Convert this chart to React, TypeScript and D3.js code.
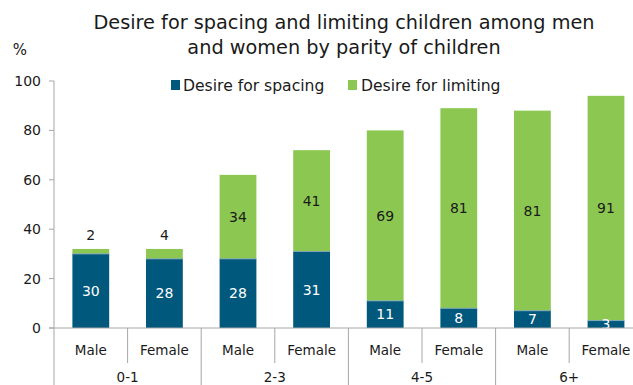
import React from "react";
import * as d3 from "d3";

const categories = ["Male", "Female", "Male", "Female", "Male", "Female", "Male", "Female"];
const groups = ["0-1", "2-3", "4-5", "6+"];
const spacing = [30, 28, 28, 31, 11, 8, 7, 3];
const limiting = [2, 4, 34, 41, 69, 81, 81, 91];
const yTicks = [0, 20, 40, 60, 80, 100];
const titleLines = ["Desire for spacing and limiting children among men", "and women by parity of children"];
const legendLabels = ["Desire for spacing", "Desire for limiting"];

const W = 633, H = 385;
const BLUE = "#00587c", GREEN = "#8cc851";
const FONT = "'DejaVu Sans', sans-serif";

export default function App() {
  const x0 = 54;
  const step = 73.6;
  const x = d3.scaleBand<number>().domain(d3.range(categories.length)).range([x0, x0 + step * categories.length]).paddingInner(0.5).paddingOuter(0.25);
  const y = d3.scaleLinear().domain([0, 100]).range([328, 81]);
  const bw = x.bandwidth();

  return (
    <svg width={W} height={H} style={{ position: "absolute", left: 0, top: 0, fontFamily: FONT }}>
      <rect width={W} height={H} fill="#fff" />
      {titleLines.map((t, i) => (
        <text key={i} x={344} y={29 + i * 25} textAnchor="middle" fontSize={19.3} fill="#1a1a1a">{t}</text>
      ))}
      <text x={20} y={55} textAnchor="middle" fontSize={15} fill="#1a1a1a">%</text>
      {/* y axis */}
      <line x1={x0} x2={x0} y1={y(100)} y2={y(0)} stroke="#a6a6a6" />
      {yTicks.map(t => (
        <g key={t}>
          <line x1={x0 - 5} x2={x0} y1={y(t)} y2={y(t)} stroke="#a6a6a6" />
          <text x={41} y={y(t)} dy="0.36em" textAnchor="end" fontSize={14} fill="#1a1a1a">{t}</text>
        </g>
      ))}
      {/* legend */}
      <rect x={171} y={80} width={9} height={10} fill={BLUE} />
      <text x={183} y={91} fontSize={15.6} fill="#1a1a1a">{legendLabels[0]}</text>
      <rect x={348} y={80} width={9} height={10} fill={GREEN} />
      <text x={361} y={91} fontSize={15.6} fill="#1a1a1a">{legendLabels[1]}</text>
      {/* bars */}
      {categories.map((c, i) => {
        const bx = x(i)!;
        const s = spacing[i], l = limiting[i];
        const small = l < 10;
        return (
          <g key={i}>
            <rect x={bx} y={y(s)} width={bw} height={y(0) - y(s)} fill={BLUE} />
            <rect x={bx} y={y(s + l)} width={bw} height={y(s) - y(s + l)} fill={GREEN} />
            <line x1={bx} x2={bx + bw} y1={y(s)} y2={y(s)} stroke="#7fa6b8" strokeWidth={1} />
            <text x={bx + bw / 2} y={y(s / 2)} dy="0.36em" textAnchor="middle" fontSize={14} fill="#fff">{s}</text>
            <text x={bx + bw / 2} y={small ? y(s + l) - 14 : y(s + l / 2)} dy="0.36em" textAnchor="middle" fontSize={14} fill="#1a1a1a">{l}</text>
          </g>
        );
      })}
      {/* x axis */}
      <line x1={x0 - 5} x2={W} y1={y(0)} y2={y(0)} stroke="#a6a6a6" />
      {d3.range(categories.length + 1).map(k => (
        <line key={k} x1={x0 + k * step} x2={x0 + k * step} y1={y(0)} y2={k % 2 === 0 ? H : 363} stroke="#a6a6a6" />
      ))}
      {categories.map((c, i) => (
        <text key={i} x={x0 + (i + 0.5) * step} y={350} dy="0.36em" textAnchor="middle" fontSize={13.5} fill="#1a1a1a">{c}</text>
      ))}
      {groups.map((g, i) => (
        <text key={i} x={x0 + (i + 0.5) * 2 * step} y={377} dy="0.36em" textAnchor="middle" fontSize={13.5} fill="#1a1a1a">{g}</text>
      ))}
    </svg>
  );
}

▸ **WHAT IS NEEDED**: Please take the lines from the beginning of the data above through the line holding "import * as" and transcribe them exactly, without any pictures.

▸ **FULL RESPONSE**:
Convert this chart to React, TypeScript and D3.js code.
import React from "react";
import * as d3 from "d3";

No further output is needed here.